Given, $$\frac{dy}{dx} = yx \sin(x), \text{ when }y(0) = 1/4.$$

What I did is first, separate the equation $$ \frac{dy}{y} = x \sin (x) dx. $$ Second, integrate by parts $$ \ln |y| + C1 = -x \cos (x) + \sin (x) + C2 \Rightarrow C3 = C2-C1.$$ Third, left |y| alone $$|y| = e^{-x \cos (x) }+ e^{\sin(x)} + e^{C3}.$$ Fourth, inserted the values $$y(0) = 1/4 \Rightarrow 1/4 = 1 + 1 + e^{C3} \Rightarrow -1.75 = e^{C3} \Rightarrow \ln (-1.75) = \ln e^{C3}. $$ Here, since negative doesn't work inside ln ( ) I think there is something wrong with my solution.
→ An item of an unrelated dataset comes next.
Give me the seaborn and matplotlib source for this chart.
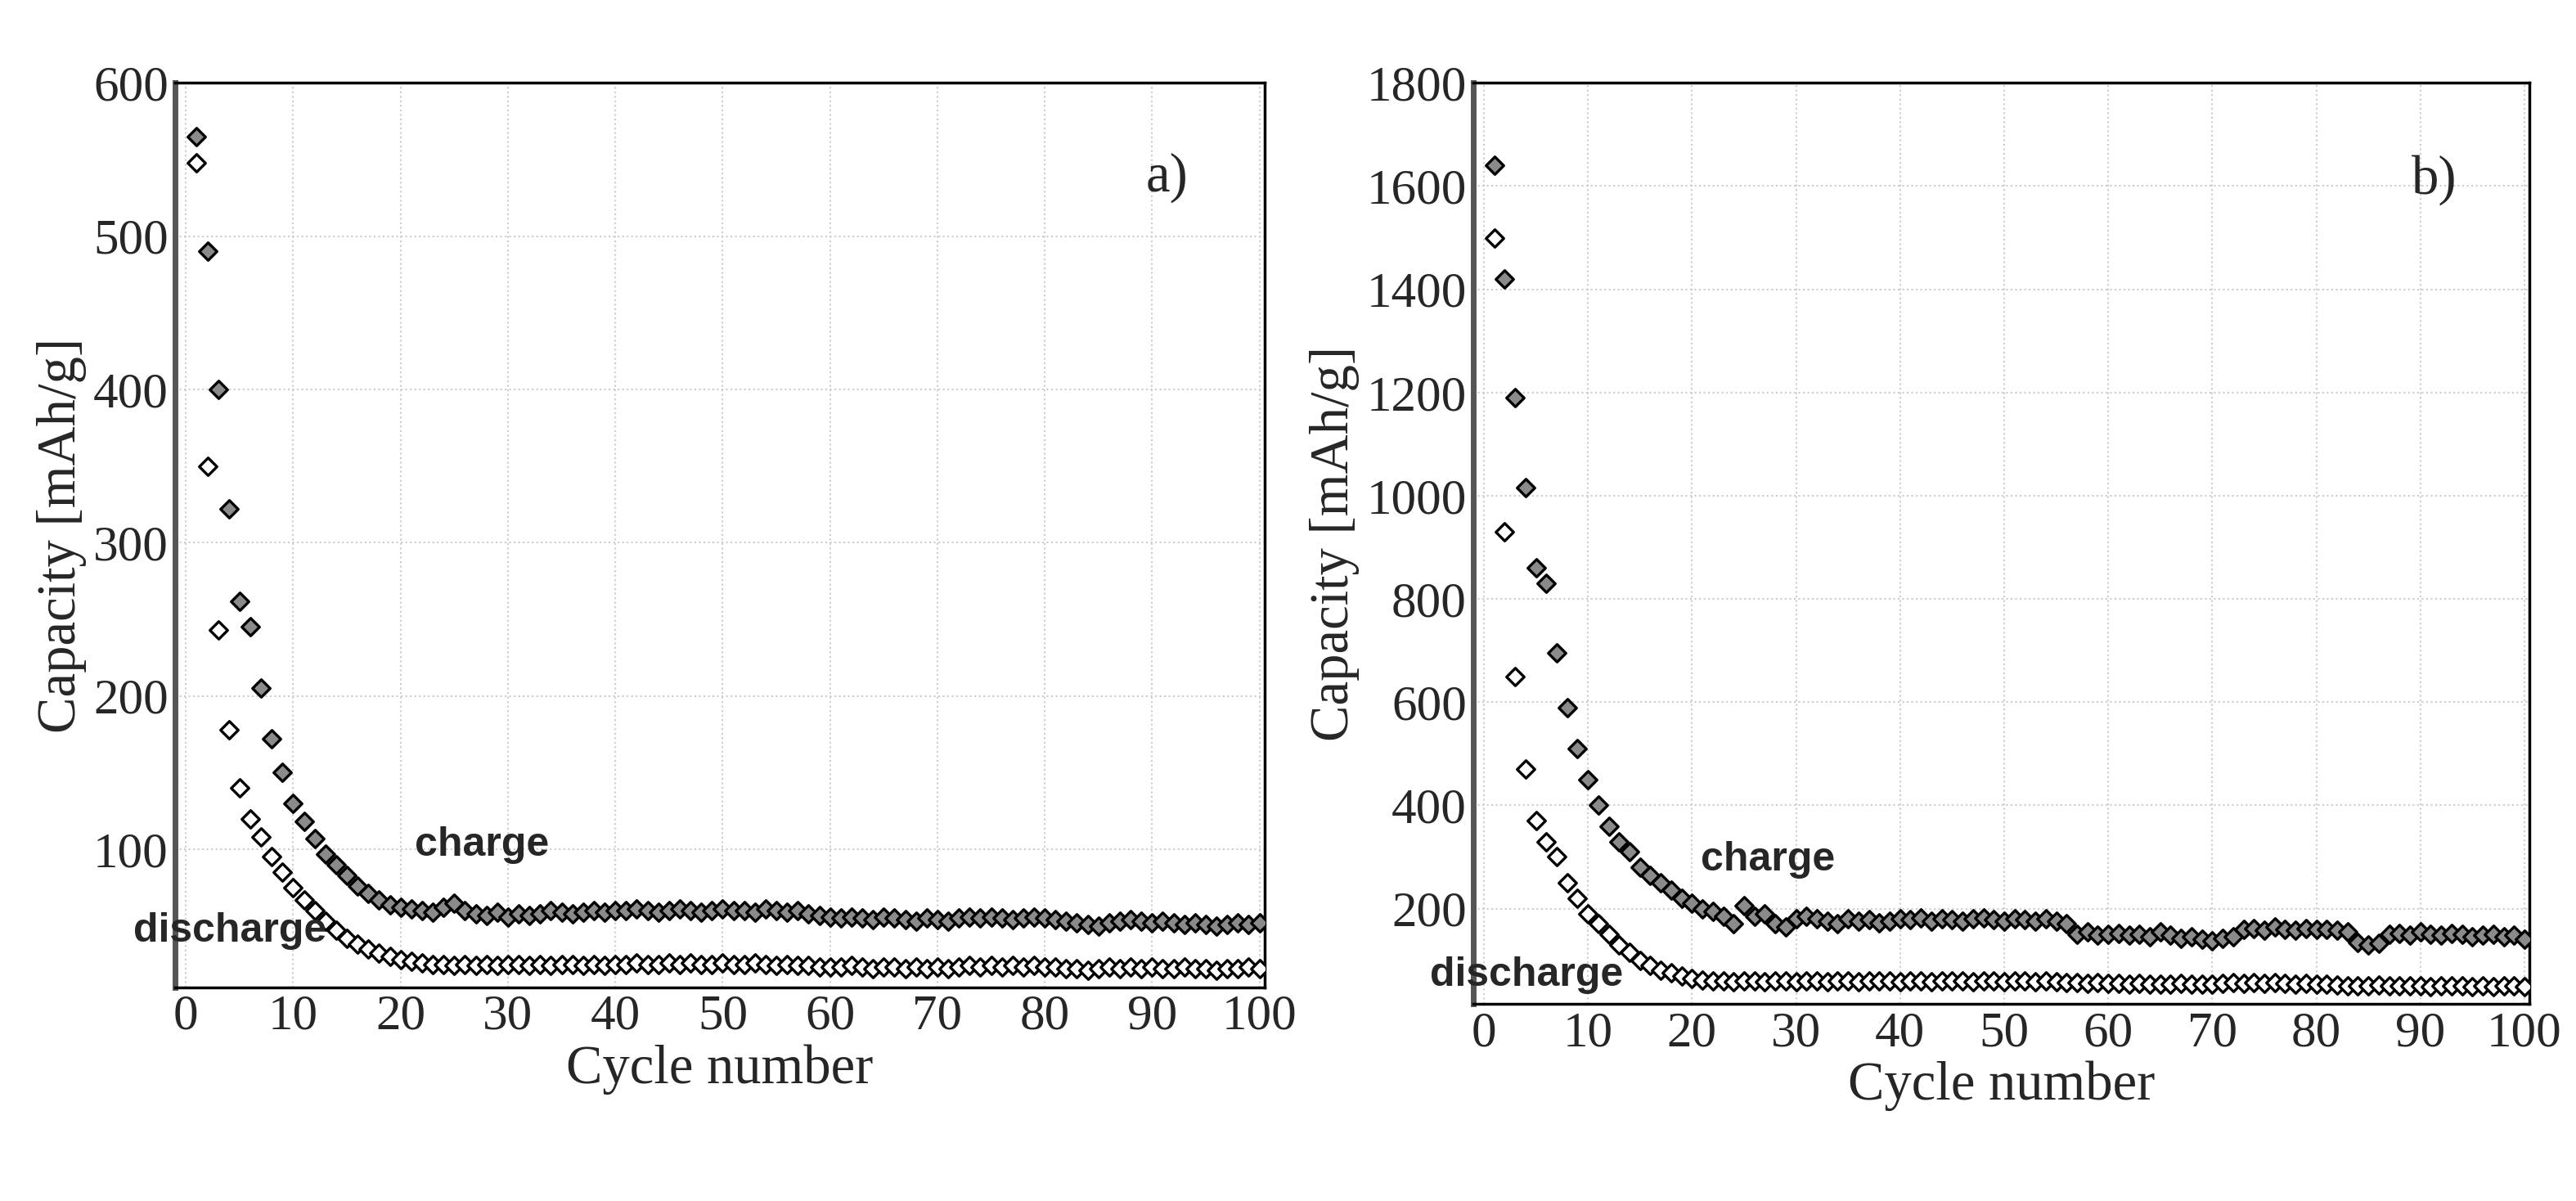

Can anyone help me with how I should approach this question?

Thank you!

Answer 1

you can separate as $$\ln(4y) = \ln y - \ln (1/4)=\int_{1/4}^y \frac{dy}{y} = \int_0^x x \sin x \, dx = -x\cos x\big|_0^x + \int_0^x \cos x \, dx = - x\cos x+\sin x$$

so $$y = \frac 1 4e^{\sin x - x\cos x} $$

Answer 2

There's nothing wrong with the method, you just messed up you exponentiation. When the power is a sum, you end up with a product, not a sum!

Answer 3

As well as separating the variables, you can use the integrating factor if you like. Write \begin{equation*} \frac{dy}{dx}-xy\sin(x)=0. \end{equation*} Then we have \begin{equation*} e^{-\int x\sin(x)dx}=e^{x\cos(x)-\sin(x)}. \end{equation*} Multiplying each term by this and using the reverse product rule gives \begin{equation*} \frac{d}{dx}(e^{x\cos(x)-\sin(x)}y)=0. \end{equation*} Integrate both sides with respect to $x$ and apply the initial condition. Does that help?

Answer 4

$$ y'=yx\sin x\quad\Longrightarrow\quad \exp\left(-\int_0^x t\sin t\,dt\right)(y'-yx\sin x)=0\quad\Longrightarrow\quad \bigg(y(x)\exp\Big(-\int_0^x t\sin t\,dt\Big)\bigg)'=0\quad\Longrightarrow\quad y(x)\exp\Big(-\int_0^x t\sin t\,dt\Big)=c, $$ for some constant $c$. In fact, $y(0)=1/4$, implies that $c=4$. Thus $$ y(x)=\frac{1}{4}\exp\Big(\int_0^x t\sin t\,dt\Big)= \frac{1}{4}\exp\Big(-x\cos x+\sin x\Big). $$